Stock markets are looking addled and in need of good news. If the drop in money market rates and long term bond yields was the spark igniting the great reflation trade, now that funding costs are heading higher the appetite for risk should be entering into deeper introspection about prospects for global self-sustaining recovery ahead. The jury is still out on that one.
How high rates and yields are set to surge is the US$15 trillion dollar question investors should be asking themselves right now. The US Federal Reserve is already rattling nerves by intimating a faster incline in rates than previously assumed. If the Fed funds rate is heading to normal levels in the 3 to 4 per cent zone then US Treasury yields still have a significant way to go on the upside.
The Fed is also hitting markets with hard home truths that bond yields should be going higher in any case as a delayed reaction to stronger growth. It is not just the Fed’s exit as the dominant buyer-of- last-resort of treasury bonds under quantitative easing which is doing the damage. The weight of stronger growth, rising inflation expectations, tighter money and higher risk perceptions are all taking their toll on bond market confidence.

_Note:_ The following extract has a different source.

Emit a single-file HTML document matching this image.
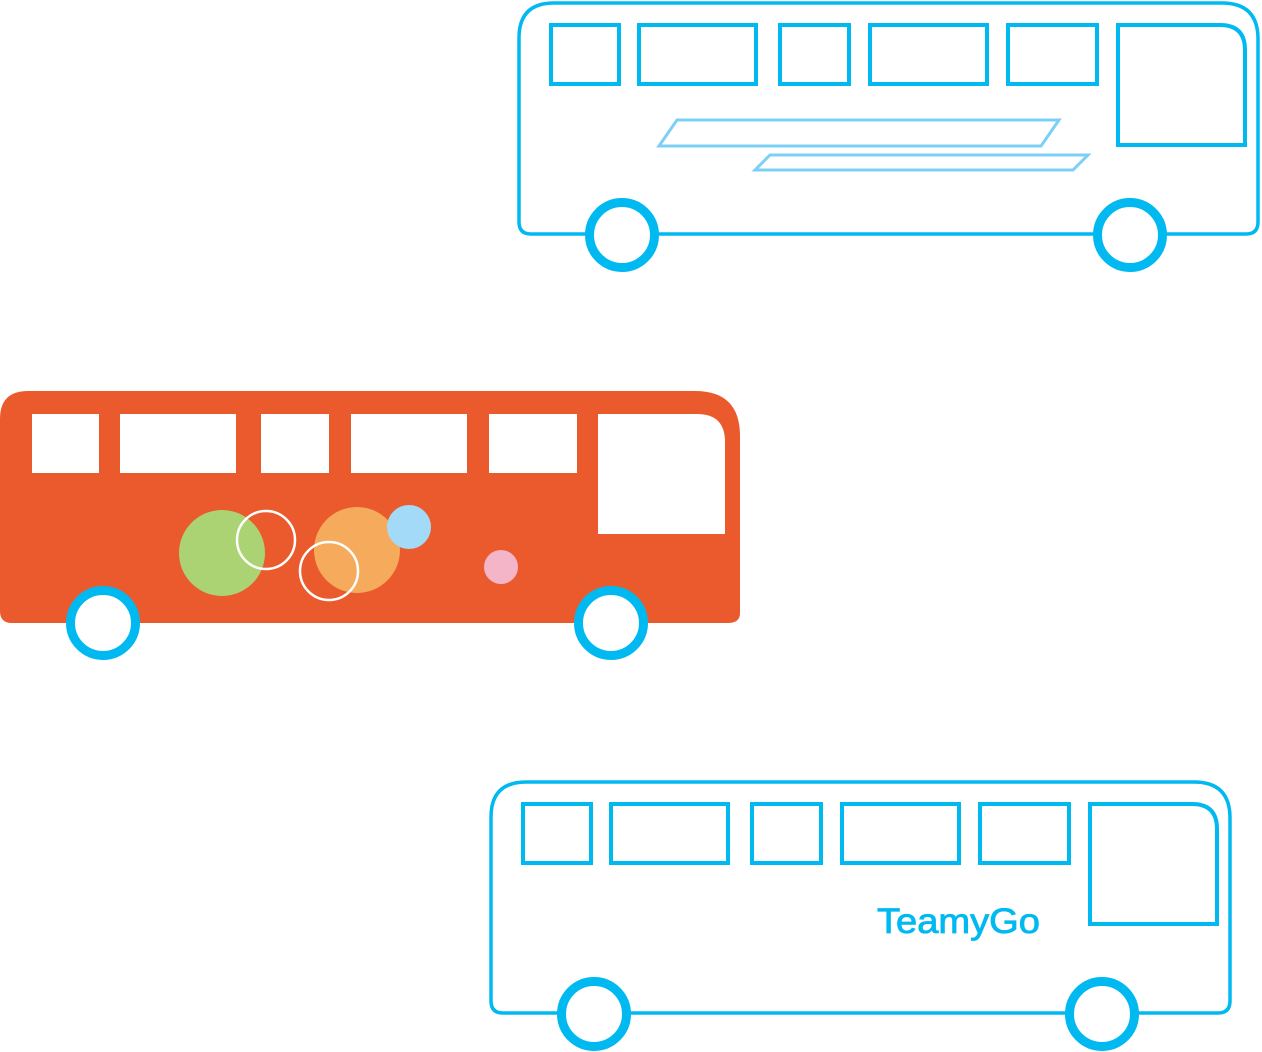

The assumption of underlying US economic growth at 2.5 per cent, stable inflation around 2 per cent and the return of “bear steepening” in the US treasury curve could easily set a target of 10-year bond yields over 5 per cent in the next year, close to peak levels prevailing before the 2008 crash and roughly double where they started this year. Not a serious sell-off, but enough to do significant damage all the same.
As far as asset allocation goes, there are few places left for investors to run and hide. Stocks and bonds enjoyed parallel rallies under quantitative easing, so as super-stimulus unravels, global equity and fixed income markets should suffer in tandem too. It will be like re-arranging deckchairs on a sinking ship, going down with all hands.
The good news is world financial markets are so flush with excess loose cash that it has to go somewhere, providing a safety cushion in the process. It is a matter of how far global equities plunge as sentiment begins to crumple. Judging by the implosion of confidence in recent weeks, a further downward correction of 10 to 20 per cent seems a reasonable bet.
Global markets have reached tipping point and it’s time to hunker down and take stock.